Trace analysis supports that interpretation. Both base and adapter runs were mostly execution-heavy. The adapter did not become wildly more exploratory or magically more intelligent. It became better at execution-through-recovery: use the workspace, repair small tool friction, write the artifact, and submit it.

Modest result, but a useful one.

Why Imported Traces Matter

Hosted training dashboards are useful, but they are not enough for the kind of work aec-bench is trying to do.

The important move is that the Lab’s eval samples can easily come back into the aec-bench ledger. Once they are there, they can be inspected with the same reporting tools we use for normal benchmark runs: reward, stop condition, tool calls, error type, submission behaviour, and representative conversations.

That turns the adapter check from an anecdote into an artifact.

It also connects this work to What If the Harness Could Improve Itself?. That article looked at automated improvement of one harness surface: the prompt. This integration makes a stronger version possible. We can now improve the policy itself while keeping the task, verifier, and trace analysis in the same experimental frame.

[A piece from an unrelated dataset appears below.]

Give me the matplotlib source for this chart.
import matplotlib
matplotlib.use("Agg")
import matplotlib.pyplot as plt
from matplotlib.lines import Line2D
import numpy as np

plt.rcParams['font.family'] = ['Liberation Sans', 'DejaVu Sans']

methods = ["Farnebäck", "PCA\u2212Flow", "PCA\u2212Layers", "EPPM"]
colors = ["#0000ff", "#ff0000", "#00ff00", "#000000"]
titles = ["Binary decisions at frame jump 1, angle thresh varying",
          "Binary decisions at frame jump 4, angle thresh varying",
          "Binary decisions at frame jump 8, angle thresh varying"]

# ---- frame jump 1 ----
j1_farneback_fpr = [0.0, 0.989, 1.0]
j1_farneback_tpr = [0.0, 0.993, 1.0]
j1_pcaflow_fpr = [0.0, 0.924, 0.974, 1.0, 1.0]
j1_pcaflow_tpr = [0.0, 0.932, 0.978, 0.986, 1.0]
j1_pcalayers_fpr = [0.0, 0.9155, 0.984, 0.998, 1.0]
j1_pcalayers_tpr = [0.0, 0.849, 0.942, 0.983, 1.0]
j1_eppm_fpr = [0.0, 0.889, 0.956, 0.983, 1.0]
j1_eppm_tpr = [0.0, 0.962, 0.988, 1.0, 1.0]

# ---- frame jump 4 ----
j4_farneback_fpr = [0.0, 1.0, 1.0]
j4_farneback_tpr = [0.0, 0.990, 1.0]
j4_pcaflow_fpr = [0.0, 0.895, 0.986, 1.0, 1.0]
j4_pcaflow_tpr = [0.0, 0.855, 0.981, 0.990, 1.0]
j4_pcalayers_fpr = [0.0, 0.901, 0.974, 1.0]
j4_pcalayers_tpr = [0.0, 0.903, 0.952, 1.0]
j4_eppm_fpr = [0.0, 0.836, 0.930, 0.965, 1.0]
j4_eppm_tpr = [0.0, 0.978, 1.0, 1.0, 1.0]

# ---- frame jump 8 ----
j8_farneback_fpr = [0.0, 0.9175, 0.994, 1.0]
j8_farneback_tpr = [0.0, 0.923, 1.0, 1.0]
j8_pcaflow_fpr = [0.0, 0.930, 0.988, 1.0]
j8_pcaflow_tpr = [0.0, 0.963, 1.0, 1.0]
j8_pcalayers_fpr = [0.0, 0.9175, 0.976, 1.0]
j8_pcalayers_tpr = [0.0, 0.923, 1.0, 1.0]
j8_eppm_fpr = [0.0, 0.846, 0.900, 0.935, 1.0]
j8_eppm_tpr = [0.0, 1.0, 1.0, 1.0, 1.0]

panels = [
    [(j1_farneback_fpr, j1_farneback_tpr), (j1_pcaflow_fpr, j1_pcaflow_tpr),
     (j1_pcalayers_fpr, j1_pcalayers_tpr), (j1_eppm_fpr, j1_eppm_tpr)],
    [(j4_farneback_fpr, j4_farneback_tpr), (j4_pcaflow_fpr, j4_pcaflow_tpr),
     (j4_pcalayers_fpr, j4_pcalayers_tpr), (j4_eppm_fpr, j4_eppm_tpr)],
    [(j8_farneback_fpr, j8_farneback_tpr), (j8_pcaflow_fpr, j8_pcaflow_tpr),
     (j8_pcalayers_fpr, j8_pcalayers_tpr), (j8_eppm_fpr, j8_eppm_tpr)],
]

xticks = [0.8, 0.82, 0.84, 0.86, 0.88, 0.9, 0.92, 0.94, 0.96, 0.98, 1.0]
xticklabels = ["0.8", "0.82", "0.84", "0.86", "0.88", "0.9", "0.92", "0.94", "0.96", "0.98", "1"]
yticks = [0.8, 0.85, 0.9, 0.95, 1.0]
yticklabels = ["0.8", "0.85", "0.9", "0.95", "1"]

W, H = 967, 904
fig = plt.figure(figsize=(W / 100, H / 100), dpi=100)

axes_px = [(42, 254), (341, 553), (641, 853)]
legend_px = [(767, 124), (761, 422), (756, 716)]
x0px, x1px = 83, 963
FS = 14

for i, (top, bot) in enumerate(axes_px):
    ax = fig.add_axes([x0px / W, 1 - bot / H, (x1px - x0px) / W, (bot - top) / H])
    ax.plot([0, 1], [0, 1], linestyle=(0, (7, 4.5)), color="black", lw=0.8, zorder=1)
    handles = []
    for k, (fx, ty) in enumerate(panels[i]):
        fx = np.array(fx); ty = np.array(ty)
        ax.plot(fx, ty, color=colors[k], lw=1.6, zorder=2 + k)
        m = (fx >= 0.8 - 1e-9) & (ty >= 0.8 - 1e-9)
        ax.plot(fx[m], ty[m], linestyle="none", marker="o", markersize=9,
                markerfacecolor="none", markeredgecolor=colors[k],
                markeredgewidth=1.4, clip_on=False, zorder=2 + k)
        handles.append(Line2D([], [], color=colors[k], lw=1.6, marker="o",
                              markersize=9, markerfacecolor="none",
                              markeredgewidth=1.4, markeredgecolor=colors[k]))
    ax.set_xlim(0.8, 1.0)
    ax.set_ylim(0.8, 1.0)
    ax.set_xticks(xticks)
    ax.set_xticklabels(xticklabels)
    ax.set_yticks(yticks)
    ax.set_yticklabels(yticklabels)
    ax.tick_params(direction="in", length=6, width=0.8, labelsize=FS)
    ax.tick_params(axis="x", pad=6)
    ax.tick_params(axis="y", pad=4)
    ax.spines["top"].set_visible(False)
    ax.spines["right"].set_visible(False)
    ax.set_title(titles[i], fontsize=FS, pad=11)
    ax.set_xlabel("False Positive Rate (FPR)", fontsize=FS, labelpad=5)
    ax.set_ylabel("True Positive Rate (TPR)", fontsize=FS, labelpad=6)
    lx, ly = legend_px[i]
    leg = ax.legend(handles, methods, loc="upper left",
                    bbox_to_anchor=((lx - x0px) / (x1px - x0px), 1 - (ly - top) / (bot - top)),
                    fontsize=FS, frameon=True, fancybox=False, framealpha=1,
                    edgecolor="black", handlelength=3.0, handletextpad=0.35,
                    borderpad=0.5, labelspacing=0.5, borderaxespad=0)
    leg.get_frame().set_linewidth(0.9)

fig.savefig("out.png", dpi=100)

This is also adjacent to The Third Axis. The third axis was about improving the environment around the model, alongside model size and inference-time reasoning. Prime Lab gives that idea a concrete RL path: once a task environment is explicit and verifiable, the policy can adapt to it.

What the First Adapter Result Does and Does Not Show

The result is narrow, but real. aec-bench can now expose engineering tasks as trainable environments, Lab can run hosted RL against them without replacing the verifier, and the resulting samples can come back into the aec-bench ledger for local inspection. In this first adapter check, that produced measurable movement in workflow completion.

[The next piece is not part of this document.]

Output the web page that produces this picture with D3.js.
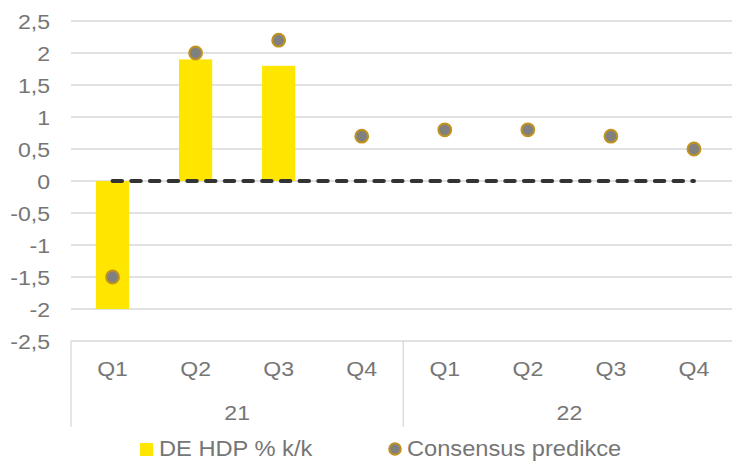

It does not mean the adapter has general engineering competence, or that the task family is solved. The eval was only 15 samples, and one task family stayed stubborn: retaining-wall stability remained 0/3 nonzero for both base and adapter. That is useful information, not an embarrassment. Some behaviours may be learnable from the current environment. Others may need better task design, better tools, stronger verifiers, or simply a larger and more varied training slice.

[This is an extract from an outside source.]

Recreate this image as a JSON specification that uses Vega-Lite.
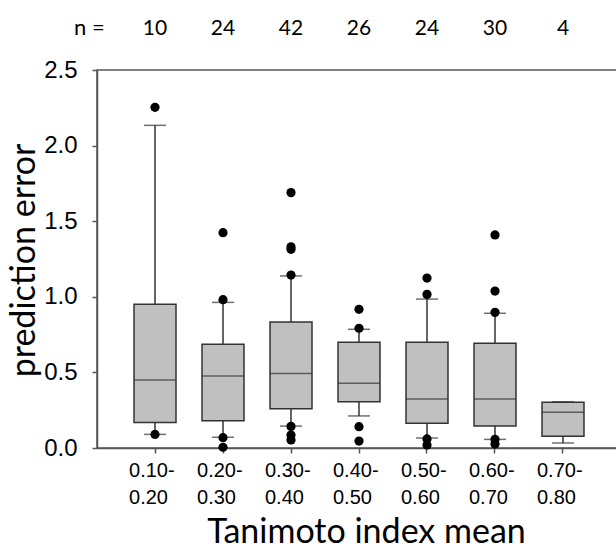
{
  "$schema": "https://vega.github.io/schema/vega-lite/v6.json",
  "autosize": {"type": "none"},
  "padding": {"left": 97, "top": 70, "right": 0, "bottom": 101},
  "width": 524,
  "height": 378,
  "background": "white",
  "config": {
    "view": {"stroke": "#555555", "strokeWidth": 1.5},
    "axis": {"grid": false, "domainColor": "#555555", "domainWidth": 1.5, "tickColor": "#555555", "tickWidth": 1.5, "tickSize": 5, "labelColor": "black", "titleColor": "black", "titleFontWeight": "normal"}
  },
  "title": {"text": "n =", "anchor": "start", "frame": "group", "orient": "top", "dx": -23, "dy": 49, "offset": 10, "font": "Lato", "fontSize": 22, "fontWeight": "normal", "color": "black", "baseline": "alphabetic"},
  "datasets": {
    "boxes": [
      {"cat": "0.10-0.20", "n": "10", "lo": 0.09, "q1": 0.168, "med": 0.45, "q3": 0.95, "hi": 2.134},
      {"cat": "0.20-0.30", "n": "24", "lo": 0.071, "q1": 0.181, "med": 0.476, "q3": 0.686, "hi": 0.963},
      {"cat": "0.30-0.40", "n": "42", "lo": 0.145, "q1": 0.26, "med": 0.492, "q3": 0.833, "hi": 1.138},
      {"cat": "0.40-0.50", "n": "26", "lo": 0.212, "q1": 0.306, "med": 0.428, "q3": 0.699, "hi": 0.785},
      {"cat": "0.50-0.60", "n": "24", "lo": 0.066, "q1": 0.163, "med": 0.324, "q3": 0.699, "hi": 0.985},
      {"cat": "0.60-0.70", "n": "30", "lo": 0.057, "q1": 0.145, "med": 0.324, "q3": 0.692, "hi": 0.891},
      {"cat": "0.70-0.80", "n": "4", "lo": 0.033, "q1": 0.078, "med": 0.236, "q3": 0.302, "hi": 0.306}
    ],
    "outliers": [
      {"cat": "0.10-0.20", "v": 2.253},
      {"cat": "0.10-0.20", "v": 0.09},
      {"cat": "0.20-0.30", "v": 1.424},
      {"cat": "0.20-0.30", "v": 0.981},
      {"cat": "0.20-0.30", "v": 0.068},
      {"cat": "0.20-0.30", "v": 0.005},
      {"cat": "0.30-0.40", "v": 1.689},
      {"cat": "0.30-0.40", "v": 1.331},
      {"cat": "0.30-0.40", "v": 1.314},
      {"cat": "0.30-0.40", "v": 1.144},
      {"cat": "0.30-0.40", "v": 0.143},
      {"cat": "0.30-0.40", "v": 0.086},
      {"cat": "0.30-0.40", "v": 0.053},
      {"cat": "0.40-0.50", "v": 0.917},
      {"cat": "0.40-0.50", "v": 0.792},
      {"cat": "0.40-0.50", "v": 0.141},
      {"cat": "0.40-0.50", "v": 0.046},
      {"cat": "0.50-0.60", "v": 1.124},
      {"cat": "0.50-0.60", "v": 1.016},
      {"cat": "0.50-0.60", "v": 0.06},
      {"cat": "0.50-0.60", "v": 0.02},
      {"cat": "0.60-0.70", "v": 1.409},
      {"cat": "0.60-0.70", "v": 1.038},
      {"cat": "0.60-0.70", "v": 0.897},
      {"cat": "0.60-0.70", "v": 0.057},
      {"cat": "0.60-0.70", "v": 0.026}
    ]
  },
  "encoding": {
    "x": {
      "field": "cat", "type": "nominal", "sort": null,
      "scale": {"domain": ["0.10-0.20", "0.20-0.30", "0.30-0.40", "0.40-0.50", "0.50-0.60", "0.60-0.70", "0.70-0.80"], "paddingInner": 0, "paddingOuter": 0.353},
      "axis": {"title": "Tanimoto index mean", "labelAngle": 0, "labelFont": "Liberation Sans", "labelFontSize": 20, "labelLineHeight": 27, "labelPadding": 7, "labelAlign": "left", "labelOffset": -26, "labelOverlap": false, "labelBound": false,
        "labelExpr": "[slice(datum.label, 0, 5), slice(datum.label, 5)]",
        "titleFont": "Lato", "titleFontSize": 34, "titleX": 269, "titleY": 94, "titleBaseline": "alphabetic", "titleAlign": "center"}
    }
  },
  "layer": [
    {
      "data": {"name": "boxes"},
      "mark": {"type": "rule", "color": "#333333", "strokeWidth": 1.5},
      "encoding": {
        "y": {"field": "lo", "type": "quantitative", "scale": {"domain": [0, 2.5], "nice": false, "zero": false},
          "axis": {"title": "prediction error", "values": [0, 0.5, 1, 1.5, 2, 2.5], "format": ".1f", "labelFont": "Liberation Sans", "labelFontSize": 24, "labelPadding": 15,
            "titleFont": "Lato", "titleFontSize": 34, "titleAngle": 270, "titleX": -63, "titleY": 190, "titleBaseline": "alphabetic", "titleAlign": "center"}},
        "y2": {"field": "hi"}
      }
    },
    {
      "data": {"name": "boxes"},
      "mark": {"type": "tick", "color": "#333333", "thickness": 1.5, "size": 22},
      "encoding": {"y": {"field": "lo", "type": "quantitative"}}
    },
    {
      "data": {"name": "boxes"},
      "mark": {"type": "tick", "color": "#333333", "thickness": 1.5, "size": 22},
      "encoding": {"y": {"field": "hi", "type": "quantitative"}}
    },
    {
      "data": {"name": "boxes"},
      "mark": {"type": "bar", "width": 42, "fill": "#c0c0c0", "stroke": "#333333", "strokeWidth": 1.5},
      "encoding": {"y": {"field": "q1", "type": "quantitative"}, "y2": {"field": "q3"}}
    },
    {
      "data": {"name": "boxes"},
      "mark": {"type": "tick", "color": "#333333", "thickness": 1.5, "size": 42},
      "encoding": {"y": {"field": "med", "type": "quantitative"}}
    },
    {
      "data": {"name": "outliers"},
      "mark": {"type": "point", "filled": true, "color": "black", "opacity": 1, "size": 85},
      "encoding": {"y": {"field": "v", "type": "quantitative"}}
    },
    {
      "data": {"name": "boxes"},
      "mark": {"type": "text", "font": "Lato", "fontSize": 21, "color": "black", "baseline": "alphabetic", "align": "center"},
      "encoding": {"y": {"datum": 2.73, "type": "quantitative"}, "text": {"field": "n"}}
    }
  ]
}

The Larger Point: Benchmark, Train, Inspect

This is why the integration feels important.

The path from real task to trainable environment is becoming short:

aec-bench / Lab coupling
  1. 01 / define aec-bench
    write the task Capture the work, files, prompt, and output contract as a benchmark instance.
  2. 02 / check aec-bench
    write the verifier Turn success into an executable check rather than a prose judgement.
  3. 03 / handoff aec-bench
    export the environment Package the task and verifier as a trainable Verifiers environment. handoff
  4. 04 / train Prime Lab
    train the adapter Run hosted rollouts and training while the task reward stays attached.
  5. 05 / compare Prime Lab
    evaluate the adapter Compare adapter behaviour against the base model on held-out tasks.
  6. 06 / return aec-bench
    inspect the traces Bring samples back into the aec-bench ledger for local diagnosis. handoff
aec-bench owns the task, verifier, environment export, and trace inspection. Lab owns the hosted training and evaluation loop. The useful part is the handoff: the verifier goes out with the environment, and the traces come back for inspection.

That used to be a research project. With aec-bench and Prime Lab, it starts to look like normal infrastructure.

And that matters because closing the out-of-distribution gap in engineering will not come from one lever. Base models, tools, verifiers, environments, and training pressure all have to feed the same loop. And they all have to be accessible to domain expertise.

We can define real work, measure real failures, train against those failures, and inspect whether the behaviour actually changed.

For aec-bench, that is a real promotion.

It stops being only a test.

It is slowly becoming a lab.

Footnotes

  1. I can’t stress enough how blessed we are to have something like PI’s Lab in our disposal. It opens up a myriad of opportunities otherwise unattainable outside of big labs. Huge kudos to the team!

  2. The task world is the problem space. The instance is one concrete instantiation of part of that space.